When calling memset on an array_ptr, the checkedc-clang will be unable to "prove argument meets declared bounds", saying that: expected bounds: bounds((array_ptr<char>)dst, (array_ptr<char>)dst + len) and inferred bounds: bounds(dst, dst + len). To remove the warning, the array_ptr needs to be explicitly cast to an array_ptr. Our bounds safe interface uses array_ptr in its description of the bounds for memset (since pointer arithmetic on void pointers doesn't make sense), but it seems a bit confusing to force an equivalently sized type to cast to char in order to compile memset.

From line 428 in clang\lib\AST\CanonBounds.cpp:
       // TODO: consider treating operations whose types differ
       // but that still produce the same value as being the
       // same.  For example:
       // - Pointer arithmetic where the pointer referent types are the same
       //   size, checkedness is the same, and the integer types are the
       //    same size/signedness. 

According to the internet, the signedness of char isn't properly specified in c but char is treated as signed by default by gcc and MSVC (but unsigned in at least some versions of Android). Therefore I'm not sure whether the comment above applies in this case; however it still seems that memset should not require the explicit cast to array_ptr.
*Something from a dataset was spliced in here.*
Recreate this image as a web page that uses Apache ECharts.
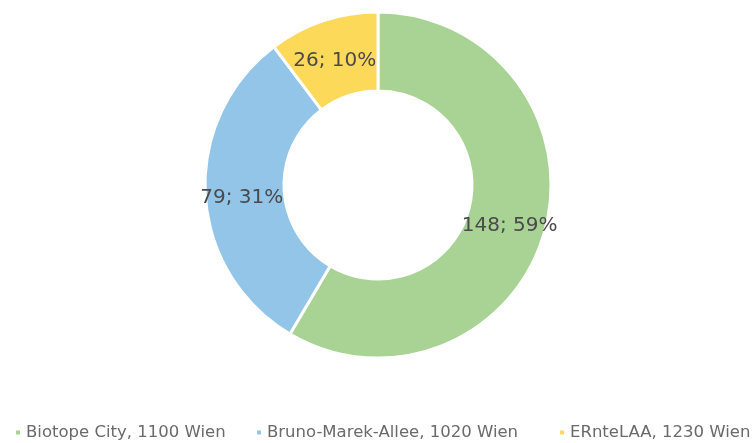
<!DOCTYPE html>
<html><head><meta charset="utf-8">
<script src="https://cdn.jsdelivr.net/npm/echarts@6/dist/echarts.min.js"></script>
<style>html,body{margin:0;padding:0;background:#fff}#c{width:756px;height:443px}</style>
</head><body><div id="c"></div>
<script>
const categories = ["Biotope City, 1100 Wien", "Bruno-Marek-Allee, 1020 Wien", "ERnteLAA, 1230 Wien"];
const values = [148, 79, 26];
const colors = ["#a8d394", "#92c5e8", "#fdd95a"];
const legendLefts = [9, 250, 553];

const chart = echarts.init(document.getElementById('c'));
chart.setOption({
  animation: false,
  legend: categories.map((n, i) => ({
    top: 419,
    left: legendLefts[i],
    itemWidth: 6,
    itemHeight: 6,
    icon: 'rect',
    textStyle: { color: '#6a6a6a', fontSize: 16.5, fontFamily: 'DejaVu Sans' },
    data: [n]
  })),
  series: [{
    type: 'pie',
    center: [378, 185],
    radius: [94, 173],
    startAngle: 90,
    clockwise: true,
    percentPrecision: 0,
    itemStyle: { borderColor: '#fff', borderWidth: 3 },
    label: {
      position: 'inside',
      formatter: '{c}; {d}%',
      color: '#4a4a4a',
      fontSize: 20,
      fontFamily: 'DejaVu Sans',
      offset: [0, 5]
    },
    labelLine: { show: false },
    data: categories.map((n, i) => ({ name: n, value: values[i], itemStyle: { color: colors[i] } }))
  }]
});
</script></body></html>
secure-sw-dev-bot commented 2 years ago

Comment from @dtarditi:

This is due to missing functionality when comparing bounds expressions for equivalence. We check that the subexpressions of the bounds expressions are equivalence. When checking pointer arithmetic expressions for equivalence, we check that the types of arguments are identical and that the corresponding operands are equivalent. The check on types is too strict. For the pointer-typed operands, we only need to check that the referent types of the pointer types have the same size . For the integer-typed operands, we only need to check that they have the same signedness.